The Global Univerity Projects: What Have We Learned

One of the persistent dream of the flat world thinkers is the making of a great global university. In fact, it is not just an ambition, but it is an essential part of the flat world thinking, for globalisation to succeed, the universality of a certain kind of aspiration, arguably a consumer aspiration, must be established first. Geography may have proved unassailable to the military experts and business planners, but educators, it was hoped, would become the flat world pioneers.

But, so far, it has failed to happen. The blame was squarely heaped on the various regulatory agencies that intend to maintain their own fiefdoms. However, the big reason really is that geography still matters. The global university may one day bring the flat world, but so far, the starting point of the university makers was the flat world, which is indeed a Western rhetoric than a global reality. The globalisation we have so far achieved is the globalisation of money, but not of people. Or, put in another way, we may have achieved globalisation of desperation, that people start feeling bad about themselves whatever they are, but are nowhere near the globalisation of aspiration. And, in this setting, global university projects have some huge barriers to scale.

I am conscious that the argument that we haven't achieved globalisation of aspiration may not sit well with those who sees the 'Chinese Dream' or 'Indian Dream' essentially as copies of the 'American Dream'. But, as I argue, the 'Indian Dream' (if it is possible to conceive any such thing, rather than the different 'Gujrati Dream', 'Tamil Dream' or 'Bengali Dream') may include the Aging Parents and all the extended family, and the 'Chinese Dream' may be to be accepted as valued member of the community, quite distinct from the American dream of a city life, nuclear family, a job and a car. And, indeed, the 'American Dream' may already be no more, as middle class life there vanishes, and the 'American Dream' thing is like a trademark without its contents. 

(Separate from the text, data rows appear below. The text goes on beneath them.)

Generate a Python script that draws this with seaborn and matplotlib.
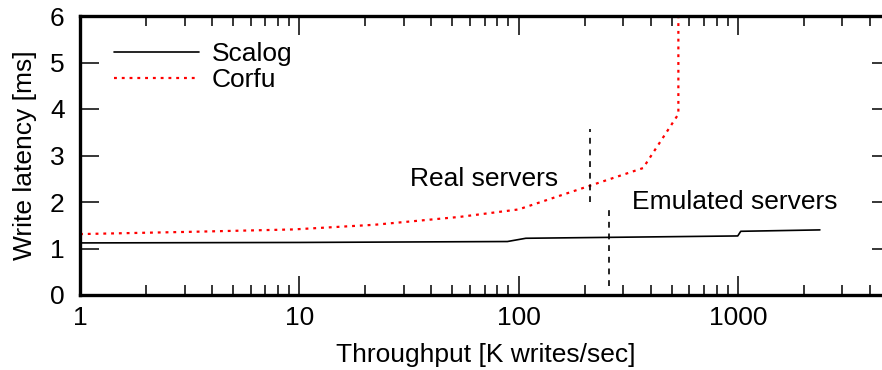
import numpy as np
import pandas as pd
import matplotlib
matplotlib.use("Agg")
import matplotlib.pyplot as plt
import seaborn as sns
from matplotlib.ticker import LogLocator, NullFormatter, FixedLocator, FixedFormatter

# ---- data ----
scalog_x = [1, 10, 89, 108, 1000, 1032, 2370]
scalog_y = [1.12, 1.13, 1.15, 1.22, 1.27, 1.37, 1.40]

corfu_x = [1, 3.3, 9.4, 22, 54, 100, 370, 536, 536]
corfu_y = [1.31, 1.36, 1.41, 1.51, 1.68, 1.84, 2.73, 3.89, 6.2]

real_split_x = [213, 213]
real_split_y = [2.0, 3.56]
emu_split_x = [258, 258]
emu_split_y = [0.2, 1.94]

x_ticks = [1, 10, 100, 1000]
x_tick_labels = ["1", "10", "100", "1000"]
y_ticks = [0, 1, 2, 3, 4, 5, 6]

sns.set_theme(style="ticks")
plt.rcParams["font.family"] = ["Liberation Sans", "DejaVu Sans"]
for k in ["text.color", "axes.labelcolor", "xtick.color", "ytick.color", "axes.edgecolor"]:
    plt.rcParams[k] = "black"
FS = 19

fig = plt.figure(figsize=(8.82, 3.70), dpi=100)
ax = fig.add_axes([80/882, 1-295/370, 811/882, 279/370])

df_s = pd.DataFrame({"x": scalog_x, "y": scalog_y})
df_c = pd.DataFrame({"x": corfu_x, "y": corfu_y})

sns.lineplot(data=df_s, x="x", y="y", ax=ax, color="black", lw=1.2,
             sort=False, estimator=None, label="Scalog")
sns.lineplot(data=df_c, x="x", y="y", ax=ax, color="red", lw=1.6,
             sort=False, estimator=None, label="Corfu", linestyle=(0, (1.3, 2.2)))
ax.plot(real_split_x, real_split_y, color="black", lw=1.2, linestyle=(0, (3.5, 3.5)))
ax.plot(emu_split_x, emu_split_y, color="black", lw=1.2, linestyle=(0, (3.5, 3.5)))

ax.set_xscale("log")
ax.set_xlim(1, 5000)
ax.set_ylim(0, 6)

ax.xaxis.set_major_locator(FixedLocator(x_ticks))
ax.xaxis.set_major_formatter(FixedFormatter(x_tick_labels))
ax.xaxis.set_minor_locator(LogLocator(base=10, subs=np.arange(2, 10)))
ax.xaxis.set_minor_formatter(NullFormatter())
ax.set_yticks(y_ticks)
ax.set_yticklabels([str(v) for v in y_ticks])

ax.tick_params(which="major", direction="in", length=13.5, width=1.1,
               top=True, right=True, labelsize=FS, pad=8)
ax.tick_params(which="minor", direction="in", length=7, width=1.1,
               top=True, right=True)
ax.tick_params(axis="y", which="major", pad=11)
for sp in ax.spines.values():
    sp.set_linewidth(2.4)
    sp.set_color("black")

ax.set_xlabel("Throughput [K writes/sec]", fontsize=FS, labelpad=9)
ax.set_ylabel("Write latency [ms]", fontsize=FS, labelpad=9)

ax.text(69.6, 2.49, "Real servers", fontsize=FS, ha="center", va="center")
ax.text(964, 2.0, "Emulated servers", fontsize=FS, ha="center", va="center")

leg = ax.legend(loc="upper left", bbox_to_anchor=(0.029, 0.943), frameon=False,
                fontsize=FS, handlelength=3.2, handletextpad=0.5,
                labelspacing=0.06, borderaxespad=0)

fig.savefig("out.png", dpi=100)
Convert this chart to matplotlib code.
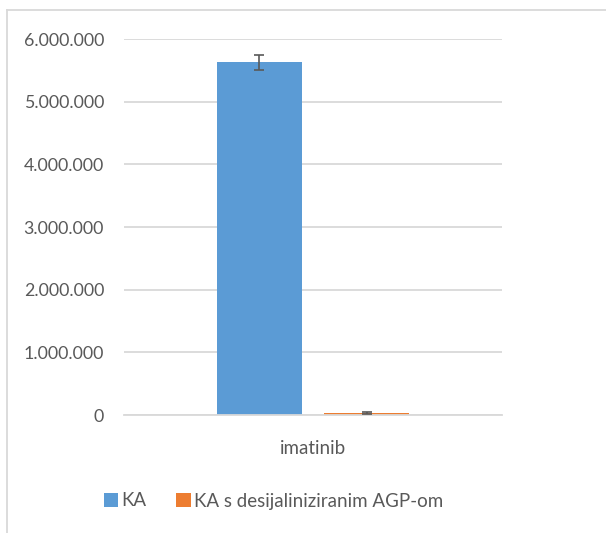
import matplotlib
matplotlib.use('Agg')
import matplotlib.pyplot as plt
import numpy as np
from matplotlib.ticker import FuncFormatter, MultipleLocator
from matplotlib.lines import Line2D

plt.rcParams['font.family'] = ['Lato', 'DejaVu Sans']

categories = ['imatinib']
series_names = ['KA', 'KA s desijaliniziranim AGP-om']
series_values = [[5630000], [35000]]
series_errors = [[120000], [12000]]
series_colors = ['#5B9BD5', '#ED7D31']

TEXT = '#595959'
GRID = '#D9D9D9'

W, H = 606, 533
fig = plt.figure(figsize=(W / 100, H / 100), dpi=100)

# chart border (cropped on right/bottom like the original)
fig.add_artist(Line2D([6.5 / W, 6.5 / W], [0, 1 - 9.5 / H], color=GRID, lw=1.3))
fig.add_artist(Line2D([6.5 / W, 1], [1 - 9.5 / H, 1 - 9.5 / H], color=GRID, lw=1.3))

ax = fig.add_axes([124 / W, 1 - 415 / H, 378 / W, 376 / H])

x = np.arange(len(categories))
width = 0.2249
offsets = [-0.1423, 0.1423]
for vals, errs, name, col, off in zip(series_values, series_errors, series_names,
                                      series_colors, offsets):
    ax.bar(x + off, vals, width, color=col, label=name, zorder=2)
    ax.errorbar(x + off, vals, yerr=errs, fmt='none', ecolor=TEXT,
                elinewidth=1.2, capsize=3.6, capthick=1.2, zorder=3)

ax.set_xlim(-0.5, 0.5)
ax.set_ylim(0, 6000000)
ax.yaxis.set_major_locator(MultipleLocator(1000000))
ax.yaxis.set_major_formatter(FuncFormatter(lambda v, p: f'{int(v):,}'.replace(',', '.')))
ax.grid(axis='y', color=GRID, lw=1.3, zorder=0)
ax.set_axisbelow(True)
for s in ['top', 'right', 'left']:
    ax.spines[s].set_visible(False)
ax.spines['bottom'].set_color(GRID)
ax.spines['bottom'].set_linewidth(1.3)
ax.set_xticks(x)
ax.set_xticklabels(categories)
ax.tick_params(axis='both', length=0, colors=TEXT, labelsize=13.5)
ax.tick_params(axis='y', pad=14.4, labelsize=12.8)
ax.tick_params(axis='x', pad=18)

fig.legend(loc='center', bbox_to_anchor=(273.5 / W, 1 - 501 / H), ncol=2,
           frameon=False, fontsize=13.5, labelcolor=TEXT,
           handlelength=0.75, handleheight=0.75, handletextpad=0.2,
           columnspacing=1.6)

fig.savefig('out.png', dpi=100)
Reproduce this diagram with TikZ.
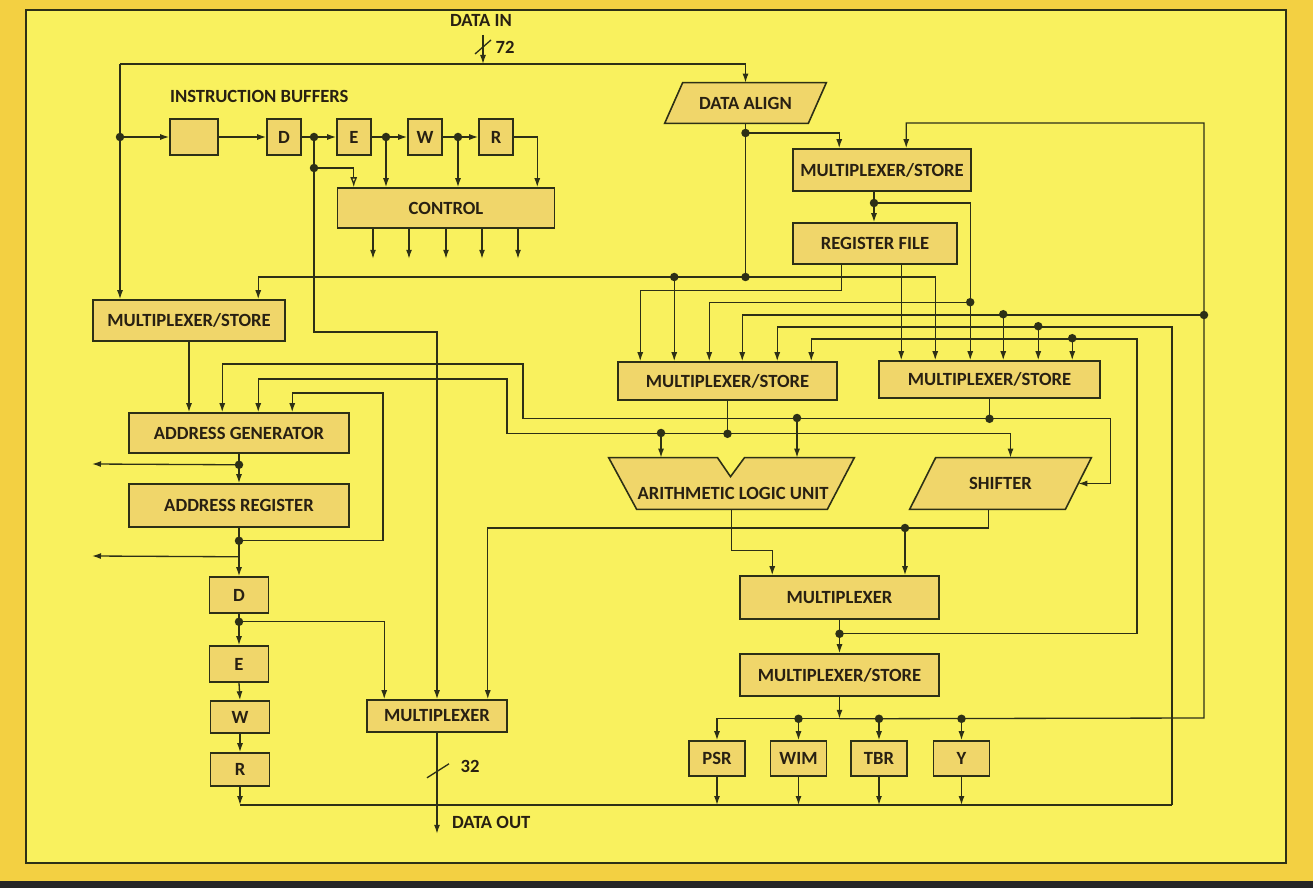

Given this, Global University projects have a difficult starting point. Their assumption that everyone wants a similar education is fundamentally mistaken. Oftentimes, the silicon valley funded Change The World start-ups braved the area, and proved, instead of the solution, the problem: That global universities aren't feasible. In most cases, they have become finance organisations, instead of universities more like an education bank, such as Laureate, which bankrolls a global education empire based on its credit ratings at home and the value of the property portfolio abroad. The others have proved the case of what I shall call 'Global Desperation': The wanting of a fantastical rootlessness of a global paradise (defined by, using the slightly dated and politically incorrect reference points, with an American salary, a British home, a Chinese cook and a Japanese wife) which, in reality, may indeed appear as the global hell (using similarly indulgent parameters, with a Chinese salary, a Japanese home, a British cook and an American wife).

I ponder a lot about these limitations, as my work covered the full arc from enthusiasm about universality of aspirations to a realisation about the parochial nature of all institutions. The way I see it is that while the idealistic form of the university is constructed around internationalist ethic, that is only the rhetorical part of the project, superficial and insincere; the true driver behind global university projects is the expansionism of certain ideas and values of domination, a dynamic of power aimed at limiting the possibilities of target territories rather than unleashing them. In short, it is the creation of global desperation, rather than enabling the possibilities of people. In such form, the projects of global universities are essentially opposed to its own rhetoric, and based on the already failed faith in being able to fool all the people all the time.

The failure of most current projects to get traction is therefore good news: It should force a rethink of the ideas involved. That money does not necessarily ensure a flat world comes only when the money starts running out: Other issues, such as the nature of commitments, engagements with local values and ideas, the aspirations and motives of students, emerge in sharp relief only when the disco lights of global talk dimmed. I see many projects, as I mentioned earlier, which only prove the problem but are unable to provide a solution: The only solution they ended up providing is to settle for a multi-local form, usually around the clusters they are most comfortable, proclaiming the globality of their parochiality. I shall argue that these failures stem from inside, that while imagining global universities the founders usually rely on existing process based value chain forms, and fail to change their paradigm of university making into user network thinking (see my post on Universities as User Networks) and make a real humanitarian commitment. And, that indeed is my final argument, that the idea of global is essentially based on humanism, faith in some common human traits, not commonality of our race, religion, linguistic preference or consumption habits, but our values, beliefs, ideas of goodness and commitment to each other. The value-neutral global university, as it exists today, only exists as a clearing house of global power, as enticing a prospect but as temporal as its sponsor really is.